• _Written exercise_:
Skip any picture you find and retype all the remaining lines exactly.

• _Raw data_:
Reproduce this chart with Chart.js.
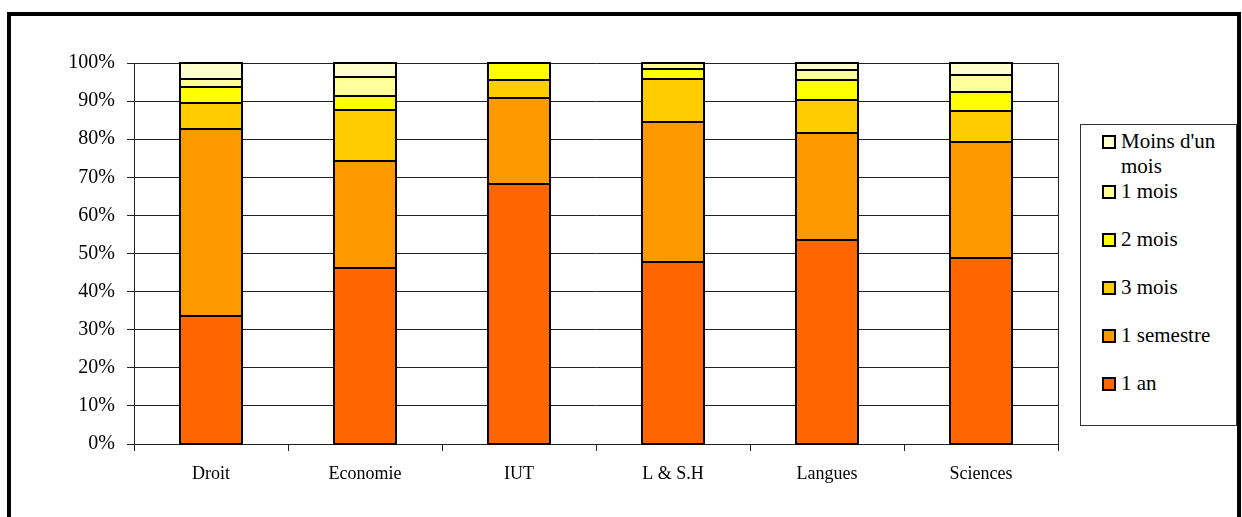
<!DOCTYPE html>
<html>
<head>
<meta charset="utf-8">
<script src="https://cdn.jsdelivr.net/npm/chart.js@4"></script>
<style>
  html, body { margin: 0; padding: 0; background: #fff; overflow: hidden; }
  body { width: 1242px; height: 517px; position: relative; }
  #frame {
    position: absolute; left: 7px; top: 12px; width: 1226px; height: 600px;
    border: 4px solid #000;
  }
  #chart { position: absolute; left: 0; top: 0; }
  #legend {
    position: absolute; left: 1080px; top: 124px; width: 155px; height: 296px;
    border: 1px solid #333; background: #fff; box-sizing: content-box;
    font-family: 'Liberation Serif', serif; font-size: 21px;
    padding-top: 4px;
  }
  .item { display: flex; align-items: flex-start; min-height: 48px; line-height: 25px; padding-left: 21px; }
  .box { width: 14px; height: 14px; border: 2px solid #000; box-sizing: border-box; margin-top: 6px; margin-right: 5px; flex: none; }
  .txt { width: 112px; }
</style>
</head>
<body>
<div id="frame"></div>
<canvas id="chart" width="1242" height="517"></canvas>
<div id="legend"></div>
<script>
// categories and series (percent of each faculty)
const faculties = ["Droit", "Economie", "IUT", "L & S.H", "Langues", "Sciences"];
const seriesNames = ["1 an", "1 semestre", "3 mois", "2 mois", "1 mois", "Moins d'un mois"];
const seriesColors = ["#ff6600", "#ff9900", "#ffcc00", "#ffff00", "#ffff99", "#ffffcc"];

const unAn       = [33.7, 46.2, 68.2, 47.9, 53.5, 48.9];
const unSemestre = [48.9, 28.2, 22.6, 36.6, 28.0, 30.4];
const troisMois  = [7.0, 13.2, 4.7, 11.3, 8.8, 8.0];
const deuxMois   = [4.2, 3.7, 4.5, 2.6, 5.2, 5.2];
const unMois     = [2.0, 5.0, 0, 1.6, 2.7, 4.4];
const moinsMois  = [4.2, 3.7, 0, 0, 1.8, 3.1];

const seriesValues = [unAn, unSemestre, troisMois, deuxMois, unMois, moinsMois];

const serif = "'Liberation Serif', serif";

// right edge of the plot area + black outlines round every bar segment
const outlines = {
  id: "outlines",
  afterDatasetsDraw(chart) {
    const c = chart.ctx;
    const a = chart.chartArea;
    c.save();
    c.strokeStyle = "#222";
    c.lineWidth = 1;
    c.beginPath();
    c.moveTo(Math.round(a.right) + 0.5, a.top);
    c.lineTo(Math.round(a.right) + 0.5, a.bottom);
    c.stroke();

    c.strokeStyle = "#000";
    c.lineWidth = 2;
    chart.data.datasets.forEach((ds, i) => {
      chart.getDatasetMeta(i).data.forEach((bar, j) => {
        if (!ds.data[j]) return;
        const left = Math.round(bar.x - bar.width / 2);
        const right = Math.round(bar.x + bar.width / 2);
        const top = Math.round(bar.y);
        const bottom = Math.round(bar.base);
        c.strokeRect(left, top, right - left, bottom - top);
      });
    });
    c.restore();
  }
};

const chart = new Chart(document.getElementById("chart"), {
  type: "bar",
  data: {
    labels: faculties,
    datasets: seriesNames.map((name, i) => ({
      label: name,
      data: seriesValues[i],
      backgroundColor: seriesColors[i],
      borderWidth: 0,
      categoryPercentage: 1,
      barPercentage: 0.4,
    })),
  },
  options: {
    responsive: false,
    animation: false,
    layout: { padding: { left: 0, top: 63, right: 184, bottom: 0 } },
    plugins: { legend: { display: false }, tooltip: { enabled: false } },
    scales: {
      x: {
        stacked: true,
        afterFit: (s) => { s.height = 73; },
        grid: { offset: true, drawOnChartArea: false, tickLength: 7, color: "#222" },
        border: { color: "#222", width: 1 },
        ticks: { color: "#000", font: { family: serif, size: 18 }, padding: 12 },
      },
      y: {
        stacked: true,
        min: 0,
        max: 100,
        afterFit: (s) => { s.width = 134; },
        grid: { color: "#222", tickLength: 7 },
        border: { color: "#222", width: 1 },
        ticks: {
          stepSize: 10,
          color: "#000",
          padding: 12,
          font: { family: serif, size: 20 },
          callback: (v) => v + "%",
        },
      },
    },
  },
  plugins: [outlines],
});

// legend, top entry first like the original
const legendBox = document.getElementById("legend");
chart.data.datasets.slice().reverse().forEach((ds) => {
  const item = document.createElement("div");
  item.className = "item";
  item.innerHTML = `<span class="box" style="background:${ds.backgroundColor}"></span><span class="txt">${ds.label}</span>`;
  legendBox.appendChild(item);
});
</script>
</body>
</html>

• _Finished task_:
Reproduce this chart with Chart.js.
<!DOCTYPE html>
<html>
<head>
<meta charset="utf-8">
<script src="https://cdn.jsdelivr.net/npm/chart.js@4"></script>
<style>
  html, body { margin: 0; padding: 0; background: #fff; overflow: hidden; }
  body { width: 1242px; height: 517px; position: relative; }
  #frame {
    position: absolute; left: 7px; top: 12px; width: 1226px; height: 600px;
    border: 4px solid #000;
  }
  #chart { position: absolute; left: 0; top: 0; }
  #legend {
    position: absolute; left: 1080px; top: 124px; width: 155px; height: 296px;
    border: 1px solid #333; background: #fff; box-sizing: content-box;
    font-family: 'Liberation Serif', serif; font-size: 21px;
    padding-top: 4px;
  }
  .item { display: flex; align-items: flex-start; min-height: 48px; line-height: 25px; padding-left: 21px; }
  .box { width: 14px; height: 14px; border: 2px solid #000; box-sizing: border-box; margin-top: 6px; margin-right: 5px; flex: none; }
  .txt { width: 112px; }
</style>
</head>
<body>
<div id="frame"></div>
<canvas id="chart" width="1242" height="517"></canvas>
<div id="legend"></div>
<script>
// categories and series (percent of each faculty)
const faculties = ["Droit", "Economie", "IUT", "L & S.H", "Langues", "Sciences"];
const seriesNames = ["1 an", "1 semestre", "3 mois", "2 mois", "1 mois", "Moins d'un mois"];
const seriesColors = ["#ff6600", "#ff9900", "#ffcc00", "#ffff00", "#ffff99", "#ffffcc"];

const unAn       = [33.7, 46.2, 68.2, 47.9, 53.5, 48.9];
const unSemestre = [48.9, 28.2, 22.6, 36.6, 28.0, 30.4];
const troisMois  = [7.0, 13.2, 4.7, 11.3, 8.8, 8.0];
const deuxMois   = [4.2, 3.7, 4.5, 2.6, 5.2, 5.2];
const unMois     = [2.0, 5.0, 0, 1.6, 2.7, 4.4];
const moinsMois  = [4.2, 3.7, 0, 0, 1.8, 3.1];

const seriesValues = [unAn, unSemestre, troisMois, deuxMois, unMois, moinsMois];

const serif = "'Liberation Serif', serif";

// right edge of the plot area + black outlines round every bar segment
const outlines = {
  id: "outlines",
  afterDatasetsDraw(chart) {
    const c = chart.ctx;
    const a = chart.chartArea;
    c.save();
    c.strokeStyle = "#222";
    c.lineWidth = 1;
    c.beginPath();
    c.moveTo(Math.round(a.right) + 0.5, a.top);
    c.lineTo(Math.round(a.right) + 0.5, a.bottom);
    c.stroke();

    c.strokeStyle = "#000";
    c.lineWidth = 2;
    chart.data.datasets.forEach((ds, i) => {
      chart.getDatasetMeta(i).data.forEach((bar, j) => {
        if (!ds.data[j]) return;
        const left = Math.round(bar.x - bar.width / 2);
        const right = Math.round(bar.x + bar.width / 2);
        const top = Math.round(bar.y);
        const bottom = Math.round(bar.base);
        c.strokeRect(left, top, right - left, bottom - top);
      });
    });
    c.restore();
  }
};

const chart = new Chart(document.getElementById("chart"), {
  type: "bar",
  data: {
    labels: faculties,
    datasets: seriesNames.map((name, i) => ({
      label: name,
      data: seriesValues[i],
      backgroundColor: seriesColors[i],
      borderWidth: 0,
      categoryPercentage: 1,
      barPercentage: 0.4,
    })),
  },
  options: {
    responsive: false,
    animation: false,
    layout: { padding: { left: 0, top: 63, right: 184, bottom: 0 } },
    plugins: { legend: { display: false }, tooltip: { enabled: false } },
    scales: {
      x: {
        stacked: true,
        afterFit: (s) => { s.height = 73; },
        grid: { offset: true, drawOnChartArea: false, tickLength: 7, color: "#222" },
        border: { color: "#222", width: 1 },
        ticks: { color: "#000", font: { family: serif, size: 18 }, padding: 12 },
      },
      y: {
        stacked: true,
        min: 0,
        max: 100,
        afterFit: (s) => { s.width = 134; },
        grid: { color: "#222", tickLength: 7 },
        border: { color: "#222", width: 1 },
        ticks: {
          stepSize: 10,
          color: "#000",
          padding: 12,
          font: { family: serif, size: 20 },
          callback: (v) => v + "%",
        },
      },
    },
  },
  plugins: [outlines],
});

// legend, top entry first like the original
const legendBox = document.getElementById("legend");
chart.data.datasets.slice().reverse().forEach((ds) => {
  const item = document.createElement("div");
  item.className = "item";
  item.innerHTML = `<span class="box" style="background:${ds.backgroundColor}"></span><span class="txt">${ds.label}</span>`;
  legendBox.appendChild(item);
});
</script>
</body>
</html>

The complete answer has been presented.